Pub Date: May 5th, 2011
ISBN: 978-0-316-02075-6
Publisher: Little, Brown

The veteran newspaperman and novelist (North River, 2007, etc.) couples a lament for a dying tabloid culture with a cockamamie plot about the murderous rampage of a jihadist; it doesn’t work.

Few writers know the newspaper business as intimately as Hamill; he has reported for and edited New York tabloids. So we feel in safe hands as we enter the newsroom of the fictional New York World in this winter of the Great Recession. Our guide is 71-year-old Sam Briscoe, editor in chief. He’s the novel’s center of gravity as it cycles through some 14 different viewpoints. Hamill uses broad strokes for a big canvas. There’s Cynthia Harding, the love of Sam’s life, a philanthropist in the Brooke Astor mold who’s hosting a fundraising dinner for the library; her black secretary, Mary Lou; Mary Lou’s husband Ali, an anti-terrorist cop; the almost blind artist, Lew; the office cleaner Consuelo, who Lew painted years before in Mexico. They’re all connected to the rest of the large cast.
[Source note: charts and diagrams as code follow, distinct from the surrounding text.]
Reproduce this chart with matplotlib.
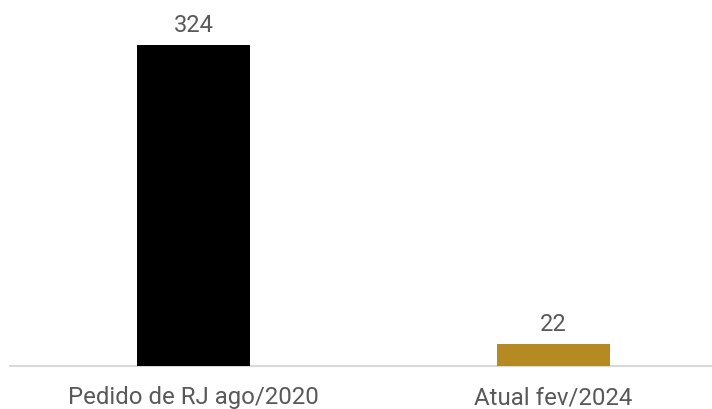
import matplotlib
matplotlib.use('Agg')
import matplotlib.pyplot as plt

# Chart data
categories = ["Pedido de RJ ago/2020", "Atual fev/2024"]
values = [324, 22]
bar_colors = ["#000000", "#b68a22"]

TEXT_COLOR = "#595959"
plt.rcParams['font.family'] = ['Roboto', 'DejaVu Sans']

fig = plt.figure(figsize=(7.12, 4.10), dpi=100)
ax = fig.add_axes([10 / 712, 43 / 410, 702 / 712, 367 / 410])

x = list(range(len(categories)))
bars = ax.bar(x, values, color=bar_colors, width=0.314, zorder=3)

for bar, val in zip(bars, values):
    ax.annotate(f"{val}", (bar.get_x() + bar.get_width() / 2, bar.get_height()),
                textcoords="offset points", xytext=(0, 10), ha='center', va='baseline',
                fontsize=17, color=TEXT_COLOR)

ax.set_xlim(-0.51, 1.44)
ax.set_ylim(0, 370.4)

for side in ['left', 'right', 'top']:
    ax.spines[side].set_visible(False)
ax.spines['bottom'].set_color('#d9d9d9')
ax.spines['bottom'].set_linewidth(1.5)

ax.set_yticks([])
ax.set_xticks(x)
ax.set_xticklabels(categories, fontsize=17.3, color=TEXT_COLOR)
ax.tick_params(axis='x', length=0, pad=14)

fig.savefig("out.png", dpi=100, facecolor='white')
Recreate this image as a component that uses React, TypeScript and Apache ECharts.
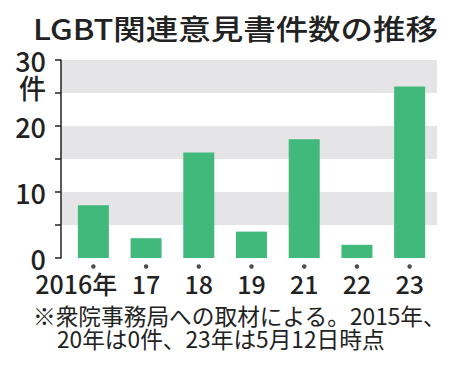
import React, { useEffect, useRef } from "react";
import * as echarts from "echarts";

const categories = ["2016年", "17", "18", "19", "21", "22", "23"];
const counts = [8, 3, 16, 4, 18, 2, 26];
const yMin = 0;
const yMax = 30;
const yInterval = 5;
const titleText = "LGBT関連意見書件数の推移";
const unitText = "件";
const noteLine1 = "※衆院事務局への取材による。2015年、";
const noteLine2 = "20年は0件、23年は5月12日時点";

const FONT = '"Noto Sans CJK JP", "Noto Sans", sans-serif';
const INK = "#222222";
const BAR = "#41b97a";
const BAND = "#e5e5e7";

export default function App() {
  const ref = useRef<HTMLDivElement>(null);
  useEffect(() => {
    if (!ref.current) return;
    const chart = echarts.init(ref.current, null, { renderer: "svg" });
    const option: any = {
      animation: false,
      backgroundColor: "#ffffff",
      grid: [
        { left: 61, top: 60, width: 376, height: 198 },
        { left: 67, top: 60, width: 369, height: 198 },
        { left: 67, top: 262, width: 369, height: 9 },
      ],
      xAxis: [
        { type: "value", gridIndex: 0, min: 0, max: 1, show: false },
        {
          type: "category",
          gridIndex: 1,
          data: categories,
          axisLine: { show: false },
          axisTick: { show: false },
          axisLabel: {
            interval: 0,
            margin: 12,
            formatter: (v: string, i: number) =>
              i === 0 ? "{first|" + v + "}" : "{t|" + v + "}",
            rich: {
              t: { fontSize: 25, lineHeight: 26, color: INK, fontFamily: FONT, fontWeight: 500 },
              first: {
                fontSize: 25,
                lineHeight: 26,
                color: INK,
                fontFamily: FONT,
                fontWeight: 500,
                padding: [0, 34, 0, 0],
              },
            },
          },
        },
        { type: "category", gridIndex: 2, data: categories, show: false },
      ],
      yAxis: [
        {
          type: "value",
          gridIndex: 0,
          min: yMin,
          max: yMax,
          interval: yInterval,
          axisLine: { show: true, lineStyle: { color: INK, width: 1.5 } },
          axisTick: { show: true, length: 6, lineStyle: { color: INK, width: 1.5 } },
          axisLabel: {
            margin: 15,
            fontSize: 27,
            lineHeight: 24,
            color: INK,
            fontFamily: FONT,
            fontWeight: 500,
            formatter: (v: number) => (v % 10 === 0 ? String(v) : ""),
          },
          splitLine: { show: false },
          splitArea: { show: true, areaStyle: { color: ["rgba(0,0,0,0)", BAND] } },
        },
        {
          type: "value",
          gridIndex: 1,
          min: yMin,
          max: yMax,
          interval: yInterval,
          show: false,
          splitLine: { show: false },
        },
        { type: "value", gridIndex: 2, min: -1, max: 1, show: false },
      ],
      series: [
        {
          type: "bar",
          xAxisIndex: 1,
          yAxisIndex: 1,
          data: counts,
          barWidth: 31,
          itemStyle: { color: BAR },
        },
        {
          type: "scatter",
          xAxisIndex: 2,
          yAxisIndex: 2,
          data: categories.map(() => 0),
          symbol: "circle",
          symbolSize: 4.5,
          itemStyle: { color: INK },
          silent: true,
        },
      ],
      graphic: [
        {
          type: "text",
          x: 33,
          y: 13,
          scaleX: 1.12,
          style: {
            text: titleText,
            font: `500 29px ${FONT}`,
            fill: INK,
            textVerticalAlign: "top",
          },
        },
        {
          type: "text",
          x: 46,
          y: 87,
          style: {
            text: unitText,
            font: `500 27px ${FONT}`,
            lineHeight: 24,
            fill: INK,
            textAlign: "right",
            textVerticalAlign: "middle",
          },
        },
        {
          type: "text",
          left: 33,
          top: 304,
          style: { text: noteLine1, font: `22.7px ${FONT}`, lineHeight: 22, fill: INK },
        },
        {
          type: "text",
          left: 57,
          top: 327,
          style: { text: noteLine2, font: `22.7px ${FONT}`, lineHeight: 22, fill: INK },
        },
      ],
    };
    chart.setOption(option);
    return () => chart.dispose();
  }, []);
  return (
    <div
      ref={ref}
      style={{ position: "fixed", left: 0, top: 0, width: 450, height: 365, background: "#fff" }}
    />
  );
}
The contrivance is brazen, but less disconcerting than Ali’s son Malik, a would-be street criminal who needs money for his very pregnant teenage girlfriend. He’s also a spiritual brother to the 9/11 terrorists; his thoughts are one long rant, a collection of scraped-together clichés. In due course, besides knocking off an imam, he will murder his mother Mary Lou and her “slave owner” Cynthia. Back at the World, the murders feed “the tabloid joy of murder at a good address.” It’s a good, knowing line, and could have been the trigger for a more focused, credible work. As it is, the joy is clouded by the news that the publisher is closing the paper, moving it online, and also by Sam’s anguish over Cynthia’s death. Hamill ratchets up the melodrama with a climactic confrontation at a mosque turned disco between Malik, now wearing a Semtex vest, and his father. 

A wasted opportunity to memorialize the tabloids through fiction.